Preemptive Multitasking

The impetus for this reflection involved a theoretical yet practical discussion of the virtues and pitfalls of potentially moving from our existing 9672-R52 mainframe system to a Multiprise 3000 H50 processor. The old system is a 5-way MP system (it has 5 CPU's) and the new system is a uni-processor system (one CPU). The new CPU is more than 5 times faster than the effective speed of each of the 5 old CPU's. The discussion centered around the total throughput of the system and the potential impact of CPU wait time since all processes would now be in the queue for the one CPU as opposed to the current situation in which there are 5 engines to service the requests. Aside from the fact that we run at least 2 online systems that could have multiple dispatchable tasks, we also run the system in LPAR mode, so two operating systems could be concurrently vying for use of the lone processor.

Pretty theological so far, eh?

So we're postulating scenarios like, "What if the system goes into a tight loop... how will we be able to break in and try to fix it?" "What if one of the online systems grabs hold of the CPU... will other things back up behind it and timeout?" "What if MVS puts a stranglehold on the system... will we get missing interrupts in VM?" Our brows were furrowed with concern.

But then we realized that while our concerns were genuine and sounded legitimate, they were pretty much illusory. The system was designed to handle the kinds of things we were concerned about. Since I'm a VM expert, I said to myself, okay, how would VM handle this? (Which is a valid question since with LPAR mode we are essentially running VM.)

Well in the first place, the system is interrupt driven. So if I/O or an external interrupt or a timer pop goes off, the system will handle the interruption and save the info regardless of what or who is running at the time. We have that whole preemptive multitasking thing going for us.
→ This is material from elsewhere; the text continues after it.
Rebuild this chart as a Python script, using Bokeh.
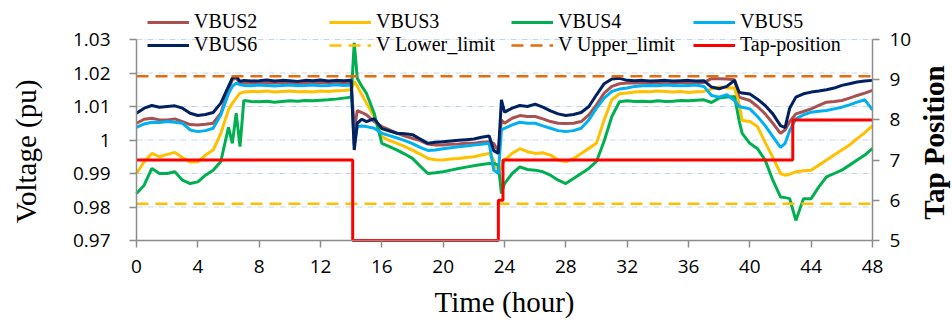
import math
from bokeh.plotting import figure
from bokeh.models import (Range1d, LinearAxis, FixedTicker, Legend, LegendItem, Label)
from bokeh.embed import file_html
from bokeh.resources import INLINE

# ---------------- data ----------------
hours = [
    0, 0.5, 1, 1.5, 2, 2.5, 3, 3.5, 4, 4.5, 5, 5.5, 6,
    6.25, 6.5, 6.75,
    7, 7.5, 8, 8.5, 9, 9.5, 10, 10.5, 11, 11.5, 12, 12.5, 13, 13.5, 14,
    14.2, 14.4, 14.7,
    15, 15.5, 16, 16.5, 17, 17.5, 18, 18.5, 19, 19.5, 20, 20.5, 21, 21.5, 22, 22.5, 23,
    23.3, 23.6, 23.8,
    24, 24.5, 25, 25.5, 26, 26.5, 27, 27.5, 28, 28.5, 29, 29.5, 30, 30.5, 31, 31.5,
    32, 32.5, 33, 33.5, 34, 34.5, 35, 35.5, 36, 36.5, 37, 37.5, 38, 38.5, 39,
    39.3,
    39.5, 40, 40.5, 41, 41.5, 42,
    42.3, 42.6,
    43, 43.5, 44, 44.5, 45, 45.5, 46, 46.5, 47, 47.5, 48,
]

vbus6 = [
    1.0080, 1.0095, 1.0103, 1.0098, 1.0100, 1.0102, 1.0095, 1.0080, 1.0073, 1.0076, 1.0082, 1.0110, 1.0160,
    1.0185, 1.0190, 1.0175,
    1.0178, 1.0176, 1.0177, 1.0179, 1.0176, 1.0178, 1.0177, 1.0175, 1.0178, 1.0177, 1.0179, 1.0176, 1.0178, 1.0177, 1.0178,
    0.9970, 1.0050, 1.0062,
    1.0055, 1.0064, 1.0034, 1.0027, 1.0020, 1.0019, 1.0016, 1.0003, 0.9990, 0.9993, 0.9995, 0.9997, 0.9999, 1.0001, 1.0003, 1.0008, 1.0012,
    0.9968, 0.9960, 1.0120,
    1.0083, 1.0095, 1.0103, 1.0100, 1.0107, 1.0098, 1.0087, 1.0078, 1.0073, 1.0076, 1.0082, 1.0100, 1.0135, 1.0168, 1.0182, 1.0184,
    1.0178, 1.0177, 1.0178, 1.0176, 1.0177, 1.0178, 1.0176, 1.0177, 1.0178, 1.0176, 1.0177, 1.0158, 1.0153, 1.0160, 1.0178,
    1.0143,
    1.0140, 1.0137, 1.0122, 1.0103, 1.0078, 1.0043,
    1.0037, 1.0095,
    1.0128, 1.0138, 1.0143, 1.0146, 1.0150, 1.0155, 1.0163, 1.0168, 1.0173, 1.0176, 1.0178,
]

vbus2 = [
    1.0050, 1.0062, 1.0065, 1.0060, 1.0060, 1.0063, 1.0055, 1.0046, 1.0045, 1.0047, 1.0050, 1.0080, 1.0150,
    1.0180, 1.0185, 1.0170,
    1.0170, 1.0171, 1.0169, 1.0171, 1.0170, 1.0172, 1.0170, 1.0169, 1.0171, 1.0170, 1.0172, 1.0170, 1.0171, 1.0170, 1.0172,
    1.0030, 1.0088, 1.0082,
    1.0075, 1.0055, 1.0040, 1.0030, 1.0020, 1.0012, 1.0005, 0.9998, 0.9988, 0.9985, 0.9985, 0.9987, 0.9988, 0.9990, 0.9990, 0.9993, 0.9995,
    0.9990, 0.9965, 1.0060,
    1.0050, 1.0065, 1.0073, 1.0070, 1.0070, 1.0063, 1.0055, 1.0050, 1.0049, 1.0050, 1.0055, 1.0075, 1.0105, 1.0140, 1.0160, 1.0168,
    1.0170, 1.0171, 1.0170, 1.0172, 1.0170, 1.0171, 1.0170, 1.0172, 1.0170, 1.0171, 1.0172, 1.0183, 1.0183, 1.0182, 1.0180,
    1.0128,
    1.0125, 1.0118, 1.0100, 1.0078, 1.0050, 1.0020,
    1.0030, 1.0055,
    1.0078, 1.0085, 1.0093, 1.0103, 1.0113, 1.0115, 1.0118, 1.0125, 1.0133, 1.0140, 1.0148,
]

vbus5 = [
    1.0038, 1.0048, 1.0053, 1.0052, 1.0055, 1.0053, 1.0050, 1.0030, 1.0025, 1.0028, 1.0035, 1.0075, 1.0139,
    1.0160, 1.0170, 1.0165,
    1.0163, 1.0162, 1.0164, 1.0163, 1.0161, 1.0163, 1.0164, 1.0162, 1.0163, 1.0164, 1.0162, 1.0163, 1.0165, 1.0163, 1.0164,
    0.9985, 1.0040, 1.0042,
    1.0040, 1.0035, 1.0020, 1.0013, 1.0006, 0.9998, 0.9989, 0.9978, 0.9969, 0.9970, 0.9974, 0.9977, 0.9980, 0.9982, 0.9985, 0.9987, 0.9990,
    0.9910, 0.9900, 1.0030,
    1.0035, 1.0045, 1.0053, 1.0050, 1.0050, 1.0042, 1.0035, 1.0028, 1.0025, 1.0028, 1.0035, 1.0060, 1.0095, 1.0125, 1.0145, 1.0152,
    1.0155, 1.0160, 1.0162, 1.0163, 1.0162, 1.0164, 1.0163, 1.0162, 1.0163, 1.0164, 1.0160, 1.0133, 1.0128, 1.0135, 1.0118,
    1.0100,
    1.0098, 1.0093, 1.0070, 1.0043, 1.0010, 0.9978,
    0.9990, 1.0028,
    1.0063, 1.0075, 1.0083, 1.0086, 1.0088, 1.0093, 1.0098, 1.0105, 1.0113, 1.0120, 1.0090,
]

vbus3 = [
    0.9900, 0.9935, 0.9960, 0.9950, 0.9957, 0.9963, 0.9948, 0.9934, 0.9935, 0.9955, 0.9970, 1.0020, 1.0090,
    1.0110, 1.0125, 1.0140,
    1.0143, 1.0145, 1.0144, 1.0146, 1.0143, 1.0145, 1.0146, 1.0144, 1.0145, 1.0143, 1.0146, 1.0145, 1.0147, 1.0148, 1.0150,
    1.0175, 1.0160, 1.0135,
    1.0110, 1.0070, 1.0010, 0.9998, 0.9990, 0.9980, 0.9970, 0.9958, 0.9945, 0.9941, 0.9940, 0.9943, 0.9945, 0.9948, 0.9950, 0.9955, 0.9960,
    0.9940, 0.9900, 0.9920,
    0.9940, 0.9960, 0.9974, 0.9965, 0.9960, 0.9962, 0.9955, 0.9940, 0.9935, 0.9945, 0.9960, 0.9975, 0.9990, 1.0060, 1.0120, 1.0138,
    1.0140, 1.0143, 1.0145, 1.0144, 1.0146, 1.0145, 1.0143, 1.0145, 1.0142, 1.0144, 1.0145, 1.0152, 1.0158, 1.0155, 1.0155,
    1.0108,
    1.0058, 1.0055, 1.0040, 0.9993, 0.9948, 0.9900,
    0.9895, 0.9898,
    0.9905, 0.9908, 0.9910, 0.9925, 0.9940, 0.9955, 0.9970, 0.9985, 1.0004, 1.0022, 1.0043,
]

vbus4 = [
    0.9840, 0.9865, 0.9915, 0.9900, 0.9900, 0.9905, 0.9880, 0.9870, 0.9875, 0.9895, 0.9910, 0.9936, 1.0038,
    0.9990, 1.0080, 0.9980,
    1.0118, 1.0115, 1.0114, 1.0116, 1.0113, 1.0115, 1.0117, 1.0116, 1.0118, 1.0117, 1.0119, 1.0120, 1.0122, 1.0125, 1.0128,
    1.0290, 1.0184, 1.0160,
    1.0139, 1.0080, 0.9990, 0.9980, 0.9970, 0.9958, 0.9945, 0.9922, 0.9900, 0.9902, 0.9905, 0.9910, 0.9915, 0.9919, 0.9923, 0.9927, 0.9930,
    0.9930, 0.9925, 0.9840,
    0.9870, 0.9900, 0.9920, 0.9912, 0.9910, 0.9905, 0.9895, 0.9880, 0.9870, 0.9885, 0.9900, 0.9915, 0.9936, 0.9997, 1.0070, 1.0114,
    1.0117, 1.0115, 1.0116, 1.0114, 1.0117, 1.0115, 1.0116, 1.0118, 1.0117, 1.0119, 1.0120, 1.0112, 1.0125, 1.0128, 1.0130,
    1.0058,
    1.0020, 0.9990, 0.9974, 0.9940, 0.9880, 0.9830,
    0.9828, 0.9825,
    0.9760, 0.9825, 0.9825, 0.9860, 0.9890, 0.9900, 0.9910, 0.9925, 0.9940, 0.9955, 0.9975,
]

v_lower_limit = 0.981
v_upper_limit = 1.019

tap_hours = [0, 14.1, 23.6, 23.9, 42.8, 48]
tap_position = [7, 5, 6, 7, 8, 8]

x_ticks = [0, 4, 8, 12, 16, 20, 24, 28, 32, 36, 40, 44, 48]
v_ticks = [0.97, 0.98, 0.99, 1.0, 1.01, 1.02, 1.03]
v_tick_labels = ["0.97", "0.98", "0.99", "1", "1.01", "1.02", "1.03"]
tap_ticks = [5, 6, 7, 8, 9, 10]

series_names = ["VBUS2", "VBUS3", "VBUS4", "VBUS5", "VBUS6"]
series_values = [vbus2, vbus3, vbus4, vbus5, vbus6]
series_colors = ["#A9514E", "#FFC000", "#00B050", "#00B0F0", "#002060"]

# ---------------- layout geometry (pixels) ----------------
# The drawing area covers the whole canvas; the axes are pinned where the
# reference has them, so the titles and legend can sit anywhere without clipping.
W, H = 952, 320
AX_LEFT, AX_RIGHT = 136, 872      # x of the left and right value axes
AX_TOP, AX_BOTTOM = 39, 240       # y of the top and bottom of the value axes

h_lo, h_hi = x_ticks[0], x_ticks[-1]
v_lo, v_hi = v_ticks[0], v_ticks[-1]
t_lo, t_hi = tap_ticks[0], tap_ticks[-1]

px_h = (AX_RIGHT - AX_LEFT) / (h_hi - h_lo)
px_v = (AX_BOTTOM - AX_TOP) / (v_hi - v_lo)
px_t = (AX_BOTTOM - AX_TOP) / (t_hi - t_lo)


def hx(px):
    return h_lo + (px - AX_LEFT) / px_h


def vy(py):
    return v_lo + (AX_BOTTOM - py) / px_v


SERIF = "Liberation Serif"
SANS = "Open Sans"
AXIS_GRAY = "#8C8C8C"

p = figure(width=W, height=H,
           x_range=Range1d(hx(0), hx(W)), y_range=Range1d(vy(H), vy(0)),
           output_backend="svg", toolbar_location=None,
           min_border=0, min_border_left=0, min_border_right=0,
           min_border_top=0, min_border_bottom=0)
p.outline_line_color = None
p.background_fill_color = "white"
p.border_fill_color = "white"
p.extra_y_ranges = {"tap": Range1d(t_lo - (H - AX_BOTTOM) / px_t, t_hi + AX_TOP / px_t)}

p.xgrid.visible = False
p.ygrid.visible = False

# horizontal grid lines at the voltage ticks, only across the plot area
p.segment(x0=[h_lo] * len(v_ticks), y0=v_ticks, x1=[h_hi] * len(v_ticks), y1=v_ticks,
          line_color="#C5D6EC", line_width=1, line_dash="6 2 1 2", level="underlay")

renderers = {}
for name, vals, col in zip(series_names, series_values, series_colors):
    renderers[name] = p.line(hours, vals, line_color=col, line_width=3)

r_low = p.line([h_lo, h_hi], [v_lower_limit, v_lower_limit], line_color="#FFC000",
               line_width=2.5, line_dash="12 7")
r_up = p.line([h_lo, h_hi], [v_upper_limit, v_upper_limit], line_color="#E46C0A",
              line_width=2.5, line_dash="12 7")
r_tap = p.step(tap_hours, tap_position, mode="after", line_color="#FF0000",
               line_width=3, y_range_name="tap")

# x axis, pinned at the bottom of the value range
xa = p.xaxis[0]
xa.fixed_location = v_lo
xa.bounds = (h_lo, h_hi)
xa.ticker = FixedTicker(ticks=x_ticks)
xa.major_label_text_font = SANS
xa.major_label_text_font_size = "19px"
xa.major_label_standoff = 12

# left axis, pinned at hour 0
ya = p.yaxis[0]
ya.fixed_location = h_lo
ya.bounds = (v_lo, v_hi)
ya.ticker = FixedTicker(ticks=v_ticks)
ya.major_label_overrides = dict(zip(v_ticks, v_tick_labels))
ya.major_label_text_font = SANS
ya.major_label_text_font_size = "19px"
ya.major_label_standoff = 19

# right axis (tap position), pinned at hour 48
ra = LinearAxis(y_range_name="tap", ticker=FixedTicker(ticks=tap_ticks),
                bounds=(t_lo, t_hi), fixed_location=h_hi)
ra.major_label_text_font = SANS
ra.major_label_text_font_size = "19px"
ra.major_label_standoff = 10
p.add_layout(ra, "right")

for ax in (xa, ya, ra):
    ax.axis_label = None
    ax.axis_line_color = AXIS_GRAY
    ax.axis_line_width = 1.5
    ax.major_tick_line_color = AXIS_GRAY
    ax.major_tick_line_width = 1.5
    ax.major_tick_out = 7
    ax.major_tick_in = 0
    ax.minor_tick_line_color = None
    ax.major_label_text_color = "black"

# axis titles
title_style = dict(text_font=SERIF, text_font_size="29px", text_color="black",
                   text_align="center", text_baseline="middle")
p.add_layout(Label(x=hx(25), y=vy(151), text="Voltage (pu)", angle=math.pi / 2, **title_style))
p.add_layout(Label(x=hx(504), y=vy(301), text="Time (hour)", **title_style))
p.add_layout(Label(x=hx(933), y=vy(142), text="Tap Position", angle=math.pi / 2,
                   text_font_style="bold", **title_style))

# legend (two rows of four, above the 1.03 line)
items = [LegendItem(label=n, renderers=[renderers[n]]) for n in series_names]
items += [LegendItem(label="V Lower_limit", renderers=[r_low]),
          LegendItem(label="V Upper_limit", renderers=[r_up]),
          LegendItem(label="Tap-position", renderers=[r_tap])]
legend = Legend(items=items, location=(147, H - 56), orientation="horizontal", ncols=4,
                label_text_font=SERIF, label_text_font_size="20px",
                label_text_color="black", glyph_width=42, glyph_height=20,
                label_height=20, label_width=135, label_standoff=5, spacing=0,
                padding=0, margin=0,
                border_line_color=None, background_fill_alpha=0)
p.add_layout(legend)

open("out.html", "w").write(file_html(p, INLINE))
And despite how in control of and possessive of the system I think that I am, there is a higher power that is actually running the system. I can do anything I want in my address space or virtual machine, but I do not have control of the system. When I do I/O or execute an SVC, I am requesting service from the system. My requests are almost always honored, but I do not have ultimate control. Even when the operating system allows me to run in supervisor mode, I am still vulnerable to outside influences.

When running VM, the dispatchable unit of work is a Virtual Machine. The Control Program does not usually get involved in the details of what you do in your little world. But when you interact with the rest of the universe, like doing I/O, the operating system makes sure that you can only blow up your own stuff. And if what you're doing too seriously impacts the system as a whole, the dispatcher makes adjustments to your priority and timeslice. I am supreme in my machine. I can run CMS, VSE, MVS, Linux, AIX, GCS, whatever I want. I can write my own operating system and run that. I can do nothing. When I'm running whatever I'm running, I need have no knowledge that I'm running in a virtual machine. I think I'm doing my own I/O to my own real devices. I think I'm in control of who does what to whom. I think the world ends at the boundaries of my virtual machine. I am mistaken.

This seems like a valid model for life. God dispatches my life and lets me run whatever I want in it. For the most part God does not interfere. The main interference involves honoring my requests for system services. There are frequent opportunities for God to intervene in my life whether I acknowledge it or not, and the requests are almost always honored. It is only when the system as a whole is impacted that restrictive interference is required. And if I get myself into trouble, there is opportunity for the system to provide extra aid to help me through my time of trouble. Priority is raised, timeslices are increased. I can receive the benefits of a benevolent system without even knowing that it's there. If you ask for it, your life can even be granted extra privileges, authority, and CPU share.


Technical addendum: In fact, our concerns were valid. As we now strain our mainframe we do in fact see instances where one rogue task does impact the response time of all users of the system. Part of the issue is that we have upgraded our I/O subsystem so that now the CPU is the limiting factor. Where previously tasks were able to "cut in" during I/O waits for DASD, that situation is now rare. When a CPU intensive task gets dispatched it is possible that response time suffers. While we can do many things to minimize this impact within a given LPAR (running OS/390), the problem manifests itself across LPARs. There is less tuning possible within the LPAR dispatching, so a low priority task in our production OS/390 LPAR can impact our production VM LPAR. We need more CPU.